* **EXERCISE DETAILS**
Go through the data below and gather each line containing "picture".

* **INFORMATION SHOWN**

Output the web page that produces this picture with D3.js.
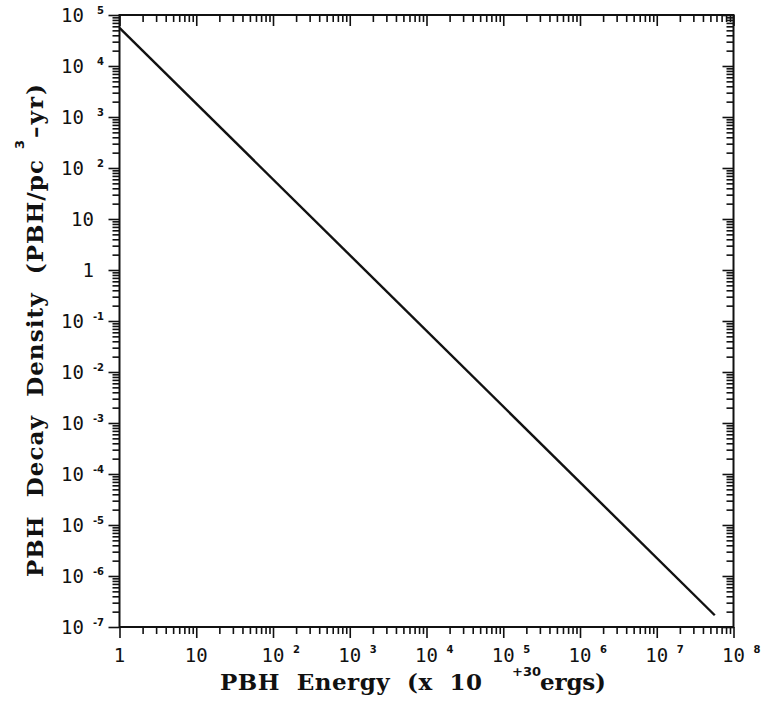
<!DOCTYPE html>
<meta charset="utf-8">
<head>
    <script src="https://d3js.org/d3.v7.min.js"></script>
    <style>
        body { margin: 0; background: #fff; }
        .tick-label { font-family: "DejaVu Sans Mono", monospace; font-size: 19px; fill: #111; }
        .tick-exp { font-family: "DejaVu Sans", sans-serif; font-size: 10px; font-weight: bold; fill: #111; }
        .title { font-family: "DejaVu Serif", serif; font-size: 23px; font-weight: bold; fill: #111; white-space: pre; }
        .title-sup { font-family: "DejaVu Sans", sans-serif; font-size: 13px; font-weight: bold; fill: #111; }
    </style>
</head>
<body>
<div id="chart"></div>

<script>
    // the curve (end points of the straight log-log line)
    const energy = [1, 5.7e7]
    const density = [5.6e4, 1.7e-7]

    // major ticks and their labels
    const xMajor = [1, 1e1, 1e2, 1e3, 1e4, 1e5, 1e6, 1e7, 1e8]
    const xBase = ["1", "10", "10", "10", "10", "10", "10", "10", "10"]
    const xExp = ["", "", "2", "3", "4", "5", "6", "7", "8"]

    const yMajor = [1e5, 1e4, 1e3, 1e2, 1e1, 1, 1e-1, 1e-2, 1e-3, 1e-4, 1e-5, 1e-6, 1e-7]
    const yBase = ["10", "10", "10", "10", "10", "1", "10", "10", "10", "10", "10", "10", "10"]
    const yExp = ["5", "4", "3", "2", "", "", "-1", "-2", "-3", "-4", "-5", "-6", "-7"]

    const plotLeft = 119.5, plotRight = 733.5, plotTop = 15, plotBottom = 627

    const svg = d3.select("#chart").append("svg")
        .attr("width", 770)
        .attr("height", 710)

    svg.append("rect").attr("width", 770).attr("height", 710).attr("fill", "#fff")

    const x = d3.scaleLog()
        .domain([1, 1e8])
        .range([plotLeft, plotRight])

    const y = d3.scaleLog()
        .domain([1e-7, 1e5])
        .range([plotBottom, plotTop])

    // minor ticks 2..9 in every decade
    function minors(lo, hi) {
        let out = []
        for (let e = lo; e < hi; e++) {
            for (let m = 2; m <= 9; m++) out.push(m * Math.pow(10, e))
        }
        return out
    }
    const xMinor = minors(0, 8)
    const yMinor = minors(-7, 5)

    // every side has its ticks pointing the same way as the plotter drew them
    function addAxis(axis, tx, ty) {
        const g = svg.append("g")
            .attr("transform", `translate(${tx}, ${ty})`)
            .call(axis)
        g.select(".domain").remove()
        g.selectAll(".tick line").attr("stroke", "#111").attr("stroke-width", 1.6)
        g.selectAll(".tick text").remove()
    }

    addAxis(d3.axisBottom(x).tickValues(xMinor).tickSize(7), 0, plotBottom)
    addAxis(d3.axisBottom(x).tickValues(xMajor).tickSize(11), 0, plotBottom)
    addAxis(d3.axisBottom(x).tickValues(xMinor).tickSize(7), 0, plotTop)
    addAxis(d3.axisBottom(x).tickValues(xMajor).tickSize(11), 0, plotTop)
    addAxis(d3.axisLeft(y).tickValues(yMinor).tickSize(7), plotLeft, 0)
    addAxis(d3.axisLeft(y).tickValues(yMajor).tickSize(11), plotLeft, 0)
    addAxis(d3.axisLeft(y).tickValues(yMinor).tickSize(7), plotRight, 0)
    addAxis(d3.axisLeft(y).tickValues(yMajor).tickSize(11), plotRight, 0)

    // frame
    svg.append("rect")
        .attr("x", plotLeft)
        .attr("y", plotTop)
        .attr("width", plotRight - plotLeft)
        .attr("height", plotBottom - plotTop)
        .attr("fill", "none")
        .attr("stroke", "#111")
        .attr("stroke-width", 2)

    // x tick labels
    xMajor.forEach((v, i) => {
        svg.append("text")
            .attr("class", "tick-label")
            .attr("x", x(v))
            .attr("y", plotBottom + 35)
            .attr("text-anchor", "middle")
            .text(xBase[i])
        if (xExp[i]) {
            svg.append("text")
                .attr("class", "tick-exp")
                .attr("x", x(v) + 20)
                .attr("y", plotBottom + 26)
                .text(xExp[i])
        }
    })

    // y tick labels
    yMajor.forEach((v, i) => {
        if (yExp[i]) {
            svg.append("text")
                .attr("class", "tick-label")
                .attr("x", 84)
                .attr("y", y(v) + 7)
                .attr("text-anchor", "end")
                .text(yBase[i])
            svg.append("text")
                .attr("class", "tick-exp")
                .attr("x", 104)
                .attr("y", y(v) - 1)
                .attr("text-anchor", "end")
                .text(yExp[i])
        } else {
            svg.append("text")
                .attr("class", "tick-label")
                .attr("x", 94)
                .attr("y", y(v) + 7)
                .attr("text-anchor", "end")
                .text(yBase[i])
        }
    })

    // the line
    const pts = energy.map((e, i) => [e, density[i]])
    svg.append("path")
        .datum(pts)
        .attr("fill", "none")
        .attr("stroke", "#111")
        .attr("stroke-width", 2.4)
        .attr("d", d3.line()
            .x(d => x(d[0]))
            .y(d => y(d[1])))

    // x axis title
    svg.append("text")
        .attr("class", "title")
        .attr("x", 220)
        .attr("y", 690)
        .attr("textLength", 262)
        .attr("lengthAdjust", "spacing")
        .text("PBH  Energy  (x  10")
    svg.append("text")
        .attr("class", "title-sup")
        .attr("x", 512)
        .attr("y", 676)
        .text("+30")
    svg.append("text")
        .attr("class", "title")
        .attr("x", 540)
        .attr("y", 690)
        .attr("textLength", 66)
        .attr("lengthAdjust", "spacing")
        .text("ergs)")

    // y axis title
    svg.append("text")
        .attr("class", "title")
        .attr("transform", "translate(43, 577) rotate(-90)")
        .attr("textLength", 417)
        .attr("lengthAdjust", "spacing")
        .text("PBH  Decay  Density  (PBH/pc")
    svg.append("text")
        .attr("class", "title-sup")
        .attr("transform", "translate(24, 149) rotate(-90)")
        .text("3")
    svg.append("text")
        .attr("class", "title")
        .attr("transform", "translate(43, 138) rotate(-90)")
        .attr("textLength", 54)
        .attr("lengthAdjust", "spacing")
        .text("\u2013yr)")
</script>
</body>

* **EXPECTED OUTPUT**
Output the web page that produces this picture with D3.js.

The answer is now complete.